Almost five months into the fiscal year, Carson still has not approved a budget, and the fear, loathing and finger-pointing that sporadically erupt in the city's intense politics have flared anew.
Monday night, the council is expected to vote on a new budget package that is $1.4 million less than the original $26.7-million spending plan proposed in June, with $567,000 coming out of the community development budget and $462,000 lopped off the parks and recreation budget.
But it appears unlikely that a simple vote will settle Carson's spending priorities. New programs and personnel will be considered in a separate, supplemental budget that is not completed, and the new city administrator is promising to reorganize the staff and set up more stringent budget procedures.
But most important, an election is coming up in the spring for the three council seats now occupied by members of the controlling council faction. The handling of the budget is sure to be an issue in what augurs to be hard-fought reelection bids by council members Michael Mitoma, Vera Robles DeWitt and Kay Calas.
Accusations about what went wrong in the current budget process are flying in all directions:
Mitoma, elected in March as the crucial third vote in the council alliance up for reelection, blames council opponents Tom Mills and Sylvia Muise and former City Administrator John Dangleis for "rubber-stamping" staff recommendations when they dominated city government.

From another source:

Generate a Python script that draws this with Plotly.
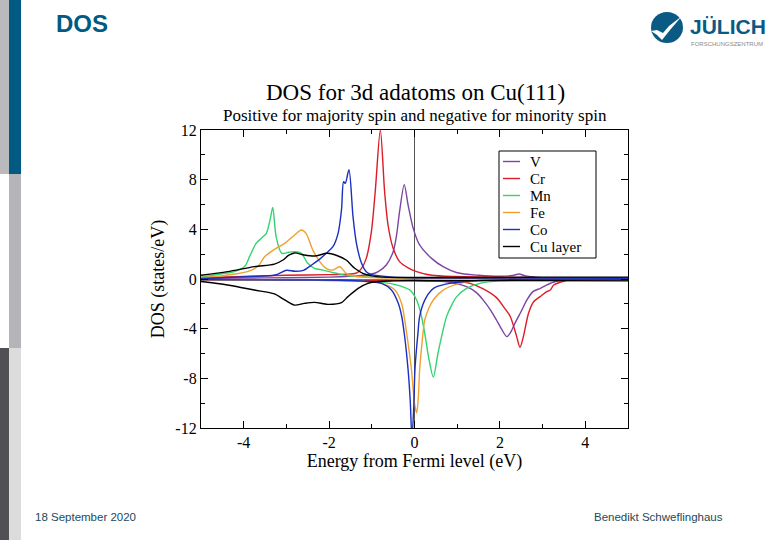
import plotly.graph_objects as go

# ---------------- data ----------------
V_maj_E = [-5.0, -4.0, -3.0, -2.0, -1.5, -1.2, -1.0, -0.85, -0.66, -0.5, -0.42, -0.35, -0.24, -0.15, -0.03, 0.12, 0.4, 0.67, 1.0, 1.5, 2.0, 2.3, 2.45, 2.6, 3.0, 4.0, 5.0]
V_maj = [0.05, 0.08, 0.1, 0.15, 0.22, 0.3, 0.4, 0.6, 1.13, 2.2, 3.54, 5.42, 7.6, 5.96, 4.08, 2.74, 1.66, 0.99, 0.5, 0.3, 0.22, 0.28, 0.4, 0.25, 0.1, 0.07, 0.06]
V_min_E = [-5.0, -3.0, -1.0, 0.0, 0.8, 1.22, 1.45, 1.61, 1.8, 1.92, 2.05, 2.16, 2.25, 2.35, 2.5, 2.63, 2.78, 2.95, 3.1, 3.3, 3.6, 4.0, 5.0]
V_min = [-0.05, -0.05, -0.08, -0.1, -0.25, -0.62, -1.1, -1.7, -2.6, -3.3, -4.1, -4.64, -4.3, -3.57, -2.6, -1.7, -1.0, -0.75, -0.48, -0.2, -0.08, -0.05, -0.05]

Cr_maj_E = [-5.0, -4.0, -3.0, -2.0, -1.5, -1.35, -1.24, -1.13, -1.01, -0.92, -0.8, -0.7, -0.62, -0.5, -0.35, -0.15, 0.05, 0.4, 1.0, 2.0, 3.0, 4.0, 5.0]
Cr_maj = [0.1, 0.2, 0.3, 0.35, 0.4, 0.5, 0.86, 1.66, 3.8, 7.03, 12.0, 7.03, 4.35, 2.47, 1.4, 0.9, 0.6, 0.3, 0.2, 0.15, 0.1, 0.08, 0.08]
Cr_min_E = [-5.0, -3.0, -1.0, 0.0, 1.0, 1.3, 1.61, 1.92, 2.1, 2.24, 2.39, 2.47, 2.55, 2.67, 2.79, 2.94, 3.1, 3.18, 3.26, 3.41, 3.6, 4.0, 5.0]
Cr_min = [-0.08, -0.1, -0.12, -0.15, -0.2, -0.35, -0.8, -1.5, -2.3, -3.0, -4.6, -5.5, -4.64, -2.76, -1.83, -1.42, -1.02, -0.89, -0.48, -0.27, -0.08, -0.06, -0.06]

Mn_maj_E = [-5.0, -4.9, -4.69, -4.45, -4.22, -3.98, -3.85, -3.71, -3.59, -3.47, -3.38, -3.32, -3.24, -3.11, -2.95, -2.8, -2.65, -2.5, -2.34, -2.15, -1.83, -1.52, -1.0, 0.0, 2.0, 5.0]
Mn_maj = [0.15, 0.2, 0.32, 0.45, 0.59, 1.0, 1.9, 2.87, 3.27, 3.68, 4.8, 5.77, 3.4, 2.07, 2.15, 2.2, 2.07, 1.26, 0.86, 0.72, 0.46, 0.24, 0.15, 0.1, 0.08, 0.06]
Mn_min_E = [-5.0, -3.0, -1.5, -0.58, -0.3, -0.1, 0.05, 0.15, 0.24, 0.34, 0.44, 0.55, 0.65, 0.75, 0.87, 0.99, 1.22, 1.53, 2.0, 3.0, 5.0]
Mn_min = [-0.05, -0.08, -0.15, -0.35, -0.6, -0.9, -1.69, -2.8, -4.37, -6.5, -7.9, -5.98, -4.4, -3.03, -2.1, -1.42, -0.75, -0.35, -0.15, -0.08, -0.05]

Fe_maj_E = [-5.0, -4.65, -4.38, -3.91, -3.67, -3.51, -3.36, -3.24, -3.04, -2.81, -2.65, -2.54, -2.38, -2.22, -2.07, -1.91, -1.75, -1.6, -1.4, -1.0, 0.0, 2.0, 5.0]
Fe_maj = [0.12, 0.2, 0.32, 0.6, 1.0, 1.8, 2.2, 2.47, 2.87, 3.54, 3.95, 3.68, 2.33, 1.4, 0.86, 0.72, 0.99, 0.46, 0.24, 0.12, 0.08, 0.06, 0.05]
Fe_min_E = [-5.0, -3.0, -1.5, -0.77, -0.46, -0.3, -0.23, -0.15, -0.07, 0.0, 0.05, 0.09, 0.12, 0.18, 0.24, 0.33, 0.44, 0.67, 1.06, 1.5, 2.5, 5.0]
Fe_min = [-0.05, -0.08, -0.15, -0.35, -0.89, -2.0, -3.3, -5.2, -7.33, -10.0, -10.8, -9.5, -7.33, -5.0, -3.3, -2.4, -1.69, -0.89, -0.35, -0.15, -0.08, -0.05]

Co_maj_E = [-5.0, -4.5, -3.87, -3.27, -3.0, -2.8, -2.6, -2.4, -2.22, -2.07, -1.91, -1.79, -1.71, -1.66, -1.62, -1.535, -1.44, -1.36, -1.24, -1.13, -1.0, -0.8, -0.5, 0.0, 2.0, 5.0]
Co_maj = [0.05, 0.1, 0.2, 0.32, 0.7, 0.62, 0.7, 1.15, 1.6, 2.07, 2.6, 3.68, 5.56, 7.84, 7.7, 8.8, 5.02, 2.87, 1.26, 0.59, 0.35, 0.25, 0.15, 0.1, 0.08, 0.06]
Co_min_E = [-5.0, -3.0, -1.5, -0.77, -0.54, -0.38, -0.3, -0.23, -0.15, -0.1, -0.06, -0.02, 0.01, 0.05, 0.08, 0.12, 0.24, 0.4, 0.52, 0.83, 1.5, 5.0]
Co_min = [-0.05, -0.08, -0.12, -0.35, -0.89, -1.96, -3.0, -4.65, -7.33, -9.8, -12.8, -10.5, -7.33, -5.5, -4.4, -3.03, -1.7, -0.89, -0.62, -0.35, -0.12, -0.05]

Cu_maj_E = [-5.0, -4.38, -3.75, -3.28, -3.08, -2.95, -2.81, -2.58, -2.34, -2.03, -1.79, -1.6, -1.4, -1.21, -1.0, -0.74, -0.3, 0.5, 2.0, 3.0, 5.0]
Cu_maj = [0.3, 0.59, 1.0, 1.2, 1.53, 1.9, 2.1, 1.93, 1.85, 2.07, 1.85, 1.53, 0.86, 0.46, 0.25, 0.15, 0.12, 0.12, 0.12, 0.15, 0.15]
Cu_min_E = [-5.0, -4.38, -3.75, -3.28, -3.04, -2.81, -2.58, -2.34, -2.03, -1.71, -1.56, -1.32, -1.09, -0.85, -0.5, 0.0, 2.0, 5.0]
Cu_min = [-0.2, -0.48, -0.89, -1.2, -1.69, -2.1, -1.96, -1.88, -2.04, -1.9, -1.42, -0.75, -0.35, -0.2, -0.15, -0.12, -0.12, -0.15]

names = ["V", "Cr", "Mn", "Fe", "Co", "Cu layer"]
colors = ["#7a45a3", "#dc1c26", "#33d46e", "#f0a030", "#1b2fc0", "#000000"]
series = [
    (V_maj_E, V_maj, V_min_E, V_min),
    (Cr_maj_E, Cr_maj, Cr_min_E, Cr_min),
    (Mn_maj_E, Mn_maj, Mn_min_E, Mn_min),
    (Fe_maj_E, Fe_maj, Fe_min_E, Fe_min),
    (Co_maj_E, Co_maj, Co_min_E, Co_min),
    (Cu_maj_E, Cu_maj, Cu_min_E, Cu_min),
]

x_tickvals = [-4, -2, 0, 2, 4]
x_ticktext = ["-4", "-2", "0", "2", "4"]
y_tickvals = [12, 8, 4, 0, -4, -8, -12]
y_ticktext = ["12", "8", "4", "0", "-4", "-8", "-12"]

# ---------------- figure ----------------
W, H = 780, 540
L, R, T, B = 201, 152, 130, 112
PW, PH = W - L - R, H - T - B


def px(x, y):
    return (x - L) / PW, (H - B - y) / PH


fig = go.Figure()
for name, col, (e1, d1, e2, d2) in zip(names, colors, series):
    fig.add_trace(go.Scatter(
        x=list(e1) + [None] + list(e2),
        y=list(d1) + [None] + list(d2),
        mode="lines", name=name, showlegend=False,
        line=dict(color=col, width=1.4, shape="spline", smoothing=0.8),
        connectgaps=False,
    ))

serif = "Liberation Serif, Times New Roman, serif"
sans = "Liberation Sans, Arial, sans-serif"
axis_common = dict(
    showline=True, linecolor="black", linewidth=1.2, mirror="allticks",
    ticks="inside", ticklen=7, tickwidth=1, tickcolor="black",
    showgrid=False, zeroline=False,
    tickfont=dict(family=serif, size=16, color="black"),
)
fig.update_xaxes(range=[-5, 5], tickvals=x_tickvals, ticktext=x_ticktext,
                 minor=dict(ticks="inside", ticklen=4, dtick=1, tick0=0, tickcolor="black", showgrid=False),
                 title=dict(text="Energy from Fermi level (eV)", font=dict(family=serif, size=18, color="black"), standoff=1),
                 **axis_common)
fig.update_yaxes(range=[-12, 12], tickvals=y_tickvals, ticktext=y_ticktext,
                 minor=dict(ticks="inside", ticklen=4, dtick=2, tick0=0, tickcolor="black", showgrid=False),
                 title=dict(text="DOS (states/eV)", font=dict(family=serif, size=18, color="black"), standoff=6),
                 **axis_common)

shapes = []
# Fermi level line
shapes.append(dict(type="line", xref="x", yref="y", x0=0, x1=0, y0=-12, y1=12,
                   line=dict(color="#555555", width=1), layer="below"))


def rect(x0, y0, x1, y1, color, line=None):
    a0, b0 = px(x0, y0)
    a1, b1 = px(x1, y1)
    shapes.append(dict(type="rect", xref="paper", yref="paper", x0=a0, y0=b1, x1=a1, y1=b0,
                       fillcolor=color, line=(line or dict(width=0)), layer="above"))


# slide side bars
rect(0, 0, 9, 174, "#b9b9be")
rect(0, 348, 9, 540, "#505055")
rect(9, 0, 21, 174, "#005a82")
rect(9, 174, 21, 348, "#b4b4b9")
rect(9, 348, 21, 540, "#dcdcdc")

# logo icon
c0 = px(651, 12)
c1 = px(683, 43)
shapes.append(dict(type="circle", xref="paper", yref="paper", x0=c0[0], y0=c1[1], x1=c1[0], y1=c0[1],
                   fillcolor="#0a5a84", line=dict(width=0)))
pts = [px(651, 31), px(657, 35), px(662, 40), px(670, 30), px(682, 16), px(669, 26), px(663, 33), px(657, 30)]
path = "M " + " L ".join(f"{p[0]},{p[1]}" for p in pts) + " Z"
shapes.append(dict(type="path", xref="paper", yref="paper", path=path, fillcolor="white", line=dict(width=0)))

annotations = []


def text(x, y, s, size, family, color, xanchor="center", bold=False):
    a, b = px(x, y)
    annotations.append(dict(xref="paper", yref="paper", x=a, y=b, text=(f"<b>{s}</b>" if bold else s),
                            showarrow=False, xanchor=xanchor, yanchor="middle",
                            font=dict(size=size, family=family, color=color)))


# manual legend (xmgrace style)
rect(499, 151, 596, 258, "white", line=dict(color="black", width=1))
for i, (name, col) in enumerate(zip(names, colors)):
    yy = 161.5 + i * 17.0
    a0, b0 = px(503, yy)
    a1, _ = px(520, yy)
    shapes.append(dict(type="line", xref="paper", yref="paper", x0=a0, x1=a1, y0=b0, y1=b0,
                       line=dict(color=col, width=1.4), layer="above"))
    text(528, yy + 0.5, name, 15, serif, "black", xanchor="left")

text(415, 92, "DOS for 3d adatoms on Cu(111)", 23, serif, "black")
text(415, 115.5, "Positive for majority spin and negative for minority spin", 17, serif, "black")
text(54, 24, "DOS", 24, sans, "#005a82", xanchor="left", bold=True)
text(688, 26, "JÜLICH", 21, "Liberation Sans Narrow, " + sans, "#0a5a84", xanchor="left", bold=True)
text(689, 44, "FORSCHUNGSZENTRUM", 6, sans, "#8a8a8a", xanchor="left")
text(33, 517, "18 September 2020", 11.5, sans, "#1a4a5c", xanchor="left")
text(725, 517, "Benedikt Schweflinghaus", 11.5, sans, "#1a4a5c", xanchor="right")

fig.update_layout(
    width=W, height=H,
    margin=dict(l=L, r=R, t=T, b=B),
    paper_bgcolor="white", plot_bgcolor="white",
    showlegend=False,
    shapes=shapes, annotations=annotations,
)

fig.write_html("out.html", config={"displayModeBar": False},
               post_script="document.body.style.margin='0px';")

Mills, in turn, criticizes the new city administrator, Dick Gunnarson, installed in May against his and Muise's wishes, as a "novice" who doesn't know what he is doing. Mills says his council opponents, who control the budget committee, are taking too long to present a budget to the full council.
Gunnarson says the staff he inherited had padded the original budget, making cuts necessary. He said he considers criticism from Mills and Muise to be political maneuvering intended to boost their candidates in the spring.
Finance Director William Parrott, who reports to Gunnarson, says his boss is just out to make a name for himself by bad-mouthing old-guard staffers.
Even with the extra time expended on the budgeting process, Gunnarson said, "I can in no way certify that all this money is going to be well spent."
Next year, he vowed, the budget will be on time and properly done.
Yet despite uncertainties about the final budget, city government has continued to operate. Unaffected by the escalating rhetoric, rank-and-file employees process the building permits, issue business licenses and take care of myriad housekeeping activities.
However, new city programs and projects, with the exception of the city's hotel and office redevelopment project, have been put on the back burner because the council has not approved money for them. In addition, Gunnarson has taken months to fill department head vacancies, and the new officials have yet to establish priorities for their departments.
Only $220,000 to Spare
Council members realized in June that they had problems when the draft budget began circulating. Finance Director Parrott's directive to department heads was to turn in a "bare-bones" budget--no new programs or new personnel. Even so, the draft proposal left the city with only $220,000 to spend on new programs and staff because of a limit set by the state Gann amendment. (The Gann amendment limits budget increases according to a formula based on population increase and inflation.)
If the council wanted to spend more on new ventures, it would have to make cuts in the budget for existing programs. Parrott's budget said that $1.5 million could be cut from the draft proposal, but he did not say which department budgets should get the knife.
Mayor Pro Tem DeWitt told Parrott she was unhappy with his suggestion and that more scrutiny was required. To provide that scrutiny, the council set up a budget committee and on June 29 named Mitoma its first member. DeWitt, a Mitoma ally, later was named to the panel.
Since both council members are part of the same faction, Muise began sitting in on the panel as a non-voting observer. Otherwise, the state open-government law would have required the committee to give public notice of meetings and agendas, and members said that would be too cumbersome.
Going over the budget line by line, Gunnarson said, the committee soon discovered that Parrott's instructions to department heads to prepare a "bare-bones" budget request had not been followed.
"We found that, on evaluating it, that every department had violated those instructions," Gunnarson said. "Every damn one of them fudged it."
Said DeWitt: "It was a mess."
For example, the Finance Department had itself proposed new positions. The Community Development Department wanted $25,000 to attend conferences, yet had not spent anywhere close to that amount the previous year, according to Gunnarson.